If you were to mash together the bedtime story from The Princess Bride, the stunning gothic images from Pan's Labyrinth, the oversized non-human pal from Pete's Dragon, and the quest to conquer childhood fears from Labyrinth, you'd almost end up with A Monster Calls – although the key word there, of course, is 'almost'. Adapted by director J.A. Bayona (The Impossible) from Patrick Ness' book, the film might ostensibly follow in the footsteps of plenty of other coming-of-age adventures and sensitive adolescent journeys. Yet its heartfelt awareness of the difficulties of tussling with life's complexities remain wholly its own.

Here, things couldn't seem bleaker for British schoolboy Conor O'Malley (Lewis MacDougall).
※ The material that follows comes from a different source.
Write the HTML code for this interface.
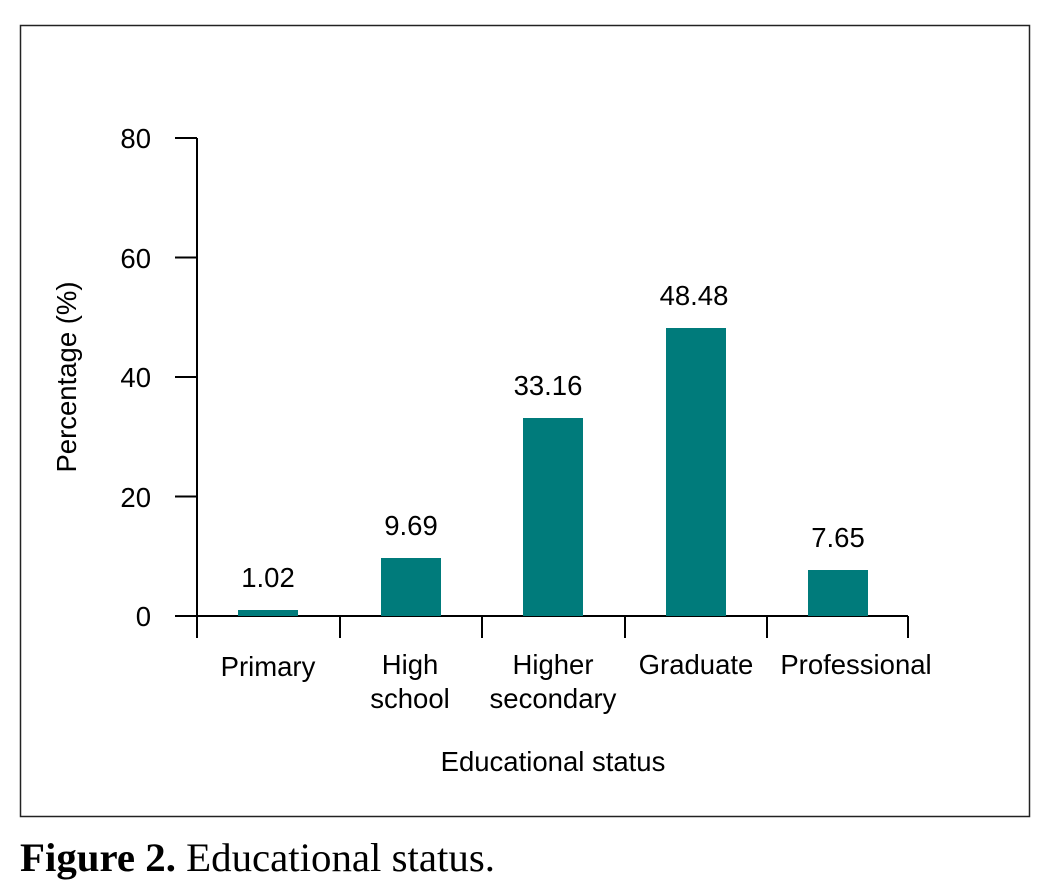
<!DOCTYPE html>
<html><head><style>
body{margin:0;background:#fff;width:1039px;height:892px;overflow:hidden}
</style></head><body>
<svg width="1039" height="892" xmlns="http://www.w3.org/2000/svg" style="position:absolute;left:0;top:0">
<rect x="20.5" y="25.5" width="1009" height="791" fill="none" stroke="#222" stroke-width="1.5"/>
<g stroke="#000" stroke-width="2" fill="none">
<line x1="197" y1="138" x2="197" y2="638"/>
<line x1="175" y1="616" x2="908" y2="616"/>
<line x1="175" y1="138" x2="197" y2="138"/>
<line x1="175" y1="257.5" x2="197" y2="257.5"/>
<line x1="175" y1="377" x2="197" y2="377"/>
<line x1="175" y1="496.5" x2="197" y2="496.5"/>
<line x1="340" y1="616" x2="340" y2="638"/>
<line x1="482" y1="616" x2="482" y2="638"/>
<line x1="625" y1="616" x2="625" y2="638"/>
<line x1="767" y1="616" x2="767" y2="638"/>
<line x1="908" y1="616" x2="908" y2="638"/>
</g>
<g fill="#007B7B">
<rect x="238" y="610" width="60" height="6"/>
<rect x="381" y="558" width="60" height="58"/>
<rect x="523" y="418" width="60" height="198"/>
<rect x="666" y="328" width="60" height="288"/>
<rect x="808" y="570" width="60" height="46"/>
</g>
<g font-family="Liberation Sans, Arial, sans-serif" font-size="27.5" fill="#000">
<g text-anchor="end">
<text x="151" y="148">80</text>
<text x="151" y="268">60</text>
<text x="151" y="387">40</text>
<text x="151" y="507">20</text>
<text x="151" y="626">0</text>
</g>
<g text-anchor="middle">
<text x="268" y="587">1.02</text>
<text x="411" y="535">9.69</text>
<text x="548" y="395">33.16</text>
<text x="694" y="305">48.48</text>
<text x="838" y="547">7.65</text>
<text x="268" y="676">Primary</text>
<text x="410" y="674">High</text>
<text x="410" y="708">school</text>
<text x="553" y="674">Higher</text>
<text x="553" y="708">secondary</text>
<text x="696" y="674">Graduate</text>
<text x="856" y="674">Professional</text>
<text x="553" y="771">Educational status</text>
<text transform="translate(76,377) rotate(-90)">Percentage (%)</text>
</g>
</g>
<text x="20" y="871" font-family="Liberation Serif, serif" font-size="40" fill="#000" textLength="475" lengthAdjust="spacingAndGlyphs"><tspan font-weight="bold">Figure 2.</tspan> Educational status.</text>
</svg>
</body></html>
His beloved mother (Felicity Jones) is dying from cancer, his father (Toby Kebbell) has a new family in America, and he's far from fond of the strict grandmother (Sigourney Weaver) he's told he'll eventually have to live with. Trying to put on a brave face at home but mercifully bullied in class, sketching provides Conor much-needed coping mechanism, as well as a way of remaining close to his art-loving mum. Then his scribblings and his nightmares combine, with a monstrous tree (voiced by Liam Neeson) coming to life to tell him three tales, while also demanding to hear one in return.

Further tying Conor's drawings and dreams together, Bayona brings the latter to the screen in a series of gorgeously animated sequences, with inky scrawled heroes and villains cavorting through vibrant watercolour backgrounds. If you're going to adapt a book about vivid imaginings in times of personal trouble, then your movie has to look the part, after all. Indeed, as a literal visual illustration of the power of creativity to help process life's woes, A Monster Calls excels.

But it's not just the images that Bayona gets right it's the emotions as well. Alongside Ness' winning work turning his own novel into a script, that largely comes down to the performances. Jones is raw yet subtle, while MacDougall's sorrow is positively palpable. And don't underestimate the impact of Neeson's gravelly tones. There's something so sincere and affecting about the way the Irish actor imparts the tough but true wisdom at the movie's core. While we might better know him these days for his hard-as-nails characters in films like Taken and The Grey, he's just as perfect as the beating dark heart of this tender and touching fable.